# TO DO
Your task is to repeat all of the data exactly while excluding the pictures.

# STORED DATA
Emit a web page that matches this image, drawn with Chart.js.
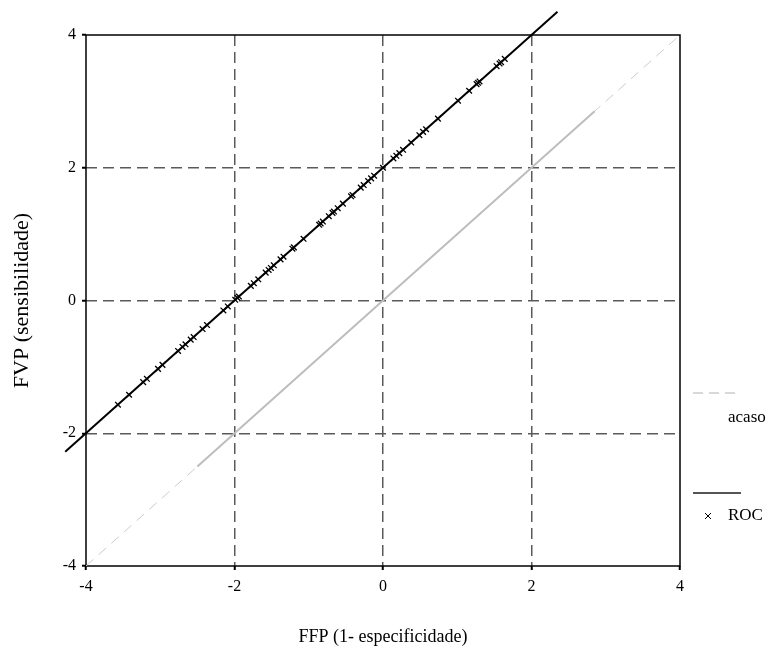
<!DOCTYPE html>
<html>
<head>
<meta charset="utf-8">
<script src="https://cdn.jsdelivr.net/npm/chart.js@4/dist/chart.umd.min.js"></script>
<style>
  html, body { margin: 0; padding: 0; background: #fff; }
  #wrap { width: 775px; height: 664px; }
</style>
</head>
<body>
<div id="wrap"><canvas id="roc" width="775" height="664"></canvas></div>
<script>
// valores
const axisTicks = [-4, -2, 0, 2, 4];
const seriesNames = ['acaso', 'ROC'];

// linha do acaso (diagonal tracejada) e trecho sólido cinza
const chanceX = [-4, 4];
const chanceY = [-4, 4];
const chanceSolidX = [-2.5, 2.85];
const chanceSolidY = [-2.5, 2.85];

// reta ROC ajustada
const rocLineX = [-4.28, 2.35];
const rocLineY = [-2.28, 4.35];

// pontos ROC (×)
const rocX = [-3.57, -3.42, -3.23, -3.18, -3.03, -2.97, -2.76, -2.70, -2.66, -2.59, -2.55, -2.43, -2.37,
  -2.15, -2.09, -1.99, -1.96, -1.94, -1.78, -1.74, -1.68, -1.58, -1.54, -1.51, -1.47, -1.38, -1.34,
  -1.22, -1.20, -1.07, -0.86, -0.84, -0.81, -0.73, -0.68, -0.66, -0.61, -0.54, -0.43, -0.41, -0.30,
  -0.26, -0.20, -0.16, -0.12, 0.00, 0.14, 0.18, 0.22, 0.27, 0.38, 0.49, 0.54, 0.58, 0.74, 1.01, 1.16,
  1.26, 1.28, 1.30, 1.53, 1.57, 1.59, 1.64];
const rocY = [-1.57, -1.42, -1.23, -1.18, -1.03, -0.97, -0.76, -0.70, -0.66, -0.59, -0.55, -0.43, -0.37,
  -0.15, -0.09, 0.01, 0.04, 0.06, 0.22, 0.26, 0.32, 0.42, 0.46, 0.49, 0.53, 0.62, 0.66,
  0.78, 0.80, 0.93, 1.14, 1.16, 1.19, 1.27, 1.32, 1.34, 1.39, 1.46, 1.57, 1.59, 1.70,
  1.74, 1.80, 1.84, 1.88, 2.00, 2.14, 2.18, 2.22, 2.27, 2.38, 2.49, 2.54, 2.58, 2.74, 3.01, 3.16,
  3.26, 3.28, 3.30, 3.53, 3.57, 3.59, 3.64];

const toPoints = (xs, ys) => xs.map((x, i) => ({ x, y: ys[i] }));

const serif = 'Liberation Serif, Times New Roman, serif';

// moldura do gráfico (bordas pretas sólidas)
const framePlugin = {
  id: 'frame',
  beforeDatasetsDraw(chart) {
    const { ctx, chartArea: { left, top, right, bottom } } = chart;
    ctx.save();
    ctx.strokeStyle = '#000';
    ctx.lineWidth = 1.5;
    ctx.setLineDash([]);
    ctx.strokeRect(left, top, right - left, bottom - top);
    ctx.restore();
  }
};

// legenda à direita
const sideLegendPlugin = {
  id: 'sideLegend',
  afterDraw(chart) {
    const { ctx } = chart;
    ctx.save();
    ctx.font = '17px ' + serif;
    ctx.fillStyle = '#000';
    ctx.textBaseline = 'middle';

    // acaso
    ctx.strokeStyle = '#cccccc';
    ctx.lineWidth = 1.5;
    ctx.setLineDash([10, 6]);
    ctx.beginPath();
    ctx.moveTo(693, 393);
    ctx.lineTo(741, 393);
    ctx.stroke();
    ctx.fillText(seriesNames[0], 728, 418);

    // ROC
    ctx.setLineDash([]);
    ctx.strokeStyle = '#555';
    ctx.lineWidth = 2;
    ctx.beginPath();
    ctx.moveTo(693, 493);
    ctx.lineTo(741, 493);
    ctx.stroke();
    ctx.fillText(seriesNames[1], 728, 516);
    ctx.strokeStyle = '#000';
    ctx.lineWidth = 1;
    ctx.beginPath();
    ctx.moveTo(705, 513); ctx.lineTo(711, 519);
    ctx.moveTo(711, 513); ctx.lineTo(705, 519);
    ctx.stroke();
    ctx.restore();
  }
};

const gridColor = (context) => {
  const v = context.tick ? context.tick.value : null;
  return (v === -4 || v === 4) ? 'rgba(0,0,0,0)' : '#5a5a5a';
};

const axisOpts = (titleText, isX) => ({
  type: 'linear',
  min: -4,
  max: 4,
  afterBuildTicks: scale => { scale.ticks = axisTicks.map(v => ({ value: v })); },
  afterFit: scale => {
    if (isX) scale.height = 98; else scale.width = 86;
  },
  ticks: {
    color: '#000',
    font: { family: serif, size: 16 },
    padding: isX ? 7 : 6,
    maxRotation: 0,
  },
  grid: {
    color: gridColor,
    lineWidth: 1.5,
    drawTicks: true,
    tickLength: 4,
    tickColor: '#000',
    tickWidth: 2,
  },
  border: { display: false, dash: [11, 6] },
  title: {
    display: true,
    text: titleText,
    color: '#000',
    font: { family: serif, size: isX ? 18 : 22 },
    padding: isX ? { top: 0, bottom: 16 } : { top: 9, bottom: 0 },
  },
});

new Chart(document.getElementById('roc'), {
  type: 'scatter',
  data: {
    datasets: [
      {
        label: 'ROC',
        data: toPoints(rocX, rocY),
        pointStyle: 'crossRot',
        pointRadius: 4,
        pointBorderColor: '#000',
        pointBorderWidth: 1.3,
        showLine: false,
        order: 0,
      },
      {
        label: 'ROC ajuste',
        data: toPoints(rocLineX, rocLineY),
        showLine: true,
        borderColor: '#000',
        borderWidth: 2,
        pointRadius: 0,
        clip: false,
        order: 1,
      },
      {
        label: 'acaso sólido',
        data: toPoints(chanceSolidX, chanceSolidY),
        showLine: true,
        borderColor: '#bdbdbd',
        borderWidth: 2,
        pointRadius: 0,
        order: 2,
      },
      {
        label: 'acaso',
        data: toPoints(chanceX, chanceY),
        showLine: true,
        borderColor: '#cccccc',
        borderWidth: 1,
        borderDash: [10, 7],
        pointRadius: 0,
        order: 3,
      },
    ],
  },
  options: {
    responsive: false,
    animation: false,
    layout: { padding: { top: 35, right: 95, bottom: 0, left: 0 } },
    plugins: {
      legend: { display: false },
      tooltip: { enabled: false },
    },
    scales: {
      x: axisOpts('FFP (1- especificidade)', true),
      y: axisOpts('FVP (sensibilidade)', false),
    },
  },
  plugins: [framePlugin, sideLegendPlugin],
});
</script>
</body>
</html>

# FINISHED EXERCISE
Emit a web page that matches this image, drawn with Chart.js.
<!DOCTYPE html>
<html>
<head>
<meta charset="utf-8">
<script src="https://cdn.jsdelivr.net/npm/chart.js@4/dist/chart.umd.min.js"></script>
<style>
  html, body { margin: 0; padding: 0; background: #fff; }
  #wrap { width: 775px; height: 664px; }
</style>
</head>
<body>
<div id="wrap"><canvas id="roc" width="775" height="664"></canvas></div>
<script>
// valores
const axisTicks = [-4, -2, 0, 2, 4];
const seriesNames = ['acaso', 'ROC'];

// linha do acaso (diagonal tracejada) e trecho sólido cinza
const chanceX = [-4, 4];
const chanceY = [-4, 4];
const chanceSolidX = [-2.5, 2.85];
const chanceSolidY = [-2.5, 2.85];

// reta ROC ajustada
const rocLineX = [-4.28, 2.35];
const rocLineY = [-2.28, 4.35];

// pontos ROC (×)
const rocX = [-3.57, -3.42, -3.23, -3.18, -3.03, -2.97, -2.76, -2.70, -2.66, -2.59, -2.55, -2.43, -2.37,
  -2.15, -2.09, -1.99, -1.96, -1.94, -1.78, -1.74, -1.68, -1.58, -1.54, -1.51, -1.47, -1.38, -1.34,
  -1.22, -1.20, -1.07, -0.86, -0.84, -0.81, -0.73, -0.68, -0.66, -0.61, -0.54, -0.43, -0.41, -0.30,
  -0.26, -0.20, -0.16, -0.12, 0.00, 0.14, 0.18, 0.22, 0.27, 0.38, 0.49, 0.54, 0.58, 0.74, 1.01, 1.16,
  1.26, 1.28, 1.30, 1.53, 1.57, 1.59, 1.64];
const rocY = [-1.57, -1.42, -1.23, -1.18, -1.03, -0.97, -0.76, -0.70, -0.66, -0.59, -0.55, -0.43, -0.37,
  -0.15, -0.09, 0.01, 0.04, 0.06, 0.22, 0.26, 0.32, 0.42, 0.46, 0.49, 0.53, 0.62, 0.66,
  0.78, 0.80, 0.93, 1.14, 1.16, 1.19, 1.27, 1.32, 1.34, 1.39, 1.46, 1.57, 1.59, 1.70,
  1.74, 1.80, 1.84, 1.88, 2.00, 2.14, 2.18, 2.22, 2.27, 2.38, 2.49, 2.54, 2.58, 2.74, 3.01, 3.16,
  3.26, 3.28, 3.30, 3.53, 3.57, 3.59, 3.64];

const toPoints = (xs, ys) => xs.map((x, i) => ({ x, y: ys[i] }));

const serif = 'Liberation Serif, Times New Roman, serif';

// moldura do gráfico (bordas pretas sólidas)
const framePlugin = {
  id: 'frame',
  beforeDatasetsDraw(chart) {
    const { ctx, chartArea: { left, top, right, bottom } } = chart;
    ctx.save();
    ctx.strokeStyle = '#000';
    ctx.lineWidth = 1.5;
    ctx.setLineDash([]);
    ctx.strokeRect(left, top, right - left, bottom - top);
    ctx.restore();
  }
};

// legenda à direita
const sideLegendPlugin = {
  id: 'sideLegend',
  afterDraw(chart) {
    const { ctx } = chart;
    ctx.save();
    ctx.font = '17px ' + serif;
    ctx.fillStyle = '#000';
    ctx.textBaseline = 'middle';

    // acaso
    ctx.strokeStyle = '#cccccc';
    ctx.lineWidth = 1.5;
    ctx.setLineDash([10, 6]);
    ctx.beginPath();
    ctx.moveTo(693, 393);
    ctx.lineTo(741, 393);
    ctx.stroke();
    ctx.fillText(seriesNames[0], 728, 418);

    // ROC
    ctx.setLineDash([]);
    ctx.strokeStyle = '#555';
    ctx.lineWidth = 2;
    ctx.beginPath();
    ctx.moveTo(693, 493);
    ctx.lineTo(741, 493);
    ctx.stroke();
    ctx.fillText(seriesNames[1], 728, 516);
    ctx.strokeStyle = '#000';
    ctx.lineWidth = 1;
    ctx.beginPath();
    ctx.moveTo(705, 513); ctx.lineTo(711, 519);
    ctx.moveTo(711, 513); ctx.lineTo(705, 519);
    ctx.stroke();
    ctx.restore();
  }
};

const gridColor = (context) => {
  const v = context.tick ? context.tick.value : null;
  return (v === -4 || v === 4) ? 'rgba(0,0,0,0)' : '#5a5a5a';
};

const axisOpts = (titleText, isX) => ({
  type: 'linear',
  min: -4,
  max: 4,
  afterBuildTicks: scale => { scale.ticks = axisTicks.map(v => ({ value: v })); },
  afterFit: scale => {
    if (isX) scale.height = 98; else scale.width = 86;
  },
  ticks: {
    color: '#000',
    font: { family: serif, size: 16 },
    padding: isX ? 7 : 6,
    maxRotation: 0,
  },
  grid: {
    color: gridColor,
    lineWidth: 1.5,
    drawTicks: true,
    tickLength: 4,
    tickColor: '#000',
    tickWidth: 2,
  },
  border: { display: false, dash: [11, 6] },
  title: {
    display: true,
    text: titleText,
    color: '#000',
    font: { family: serif, size: isX ? 18 : 22 },
    padding: isX ? { top: 0, bottom: 16 } : { top: 9, bottom: 0 },
  },
});

new Chart(document.getElementById('roc'), {
  type: 'scatter',
  data: {
    datasets: [
      {
        label: 'ROC',
        data: toPoints(rocX, rocY),
        pointStyle: 'crossRot',
        pointRadius: 4,
        pointBorderColor: '#000',
        pointBorderWidth: 1.3,
        showLine: false,
        order: 0,
      },
      {
        label: 'ROC ajuste',
        data: toPoints(rocLineX, rocLineY),
        showLine: true,
        borderColor: '#000',
        borderWidth: 2,
        pointRadius: 0,
        clip: false,
        order: 1,
      },
      {
        label: 'acaso sólido',
        data: toPoints(chanceSolidX, chanceSolidY),
        showLine: true,
        borderColor: '#bdbdbd',
        borderWidth: 2,
        pointRadius: 0,
        order: 2,
      },
      {
        label: 'acaso',
        data: toPoints(chanceX, chanceY),
        showLine: true,
        borderColor: '#cccccc',
        borderWidth: 1,
        borderDash: [10, 7],
        pointRadius: 0,
        order: 3,
      },
    ],
  },
  options: {
    responsive: false,
    animation: false,
    layout: { padding: { top: 35, right: 95, bottom: 0, left: 0 } },
    plugins: {
      legend: { display: false },
      tooltip: { enabled: false },
    },
    scales: {
      x: axisOpts('FFP (1- especificidade)', true),
      y: axisOpts('FVP (sensibilidade)', false),
    },
  },
  plugins: [framePlugin, sideLegendPlugin],
});
</script>
</body>
</html>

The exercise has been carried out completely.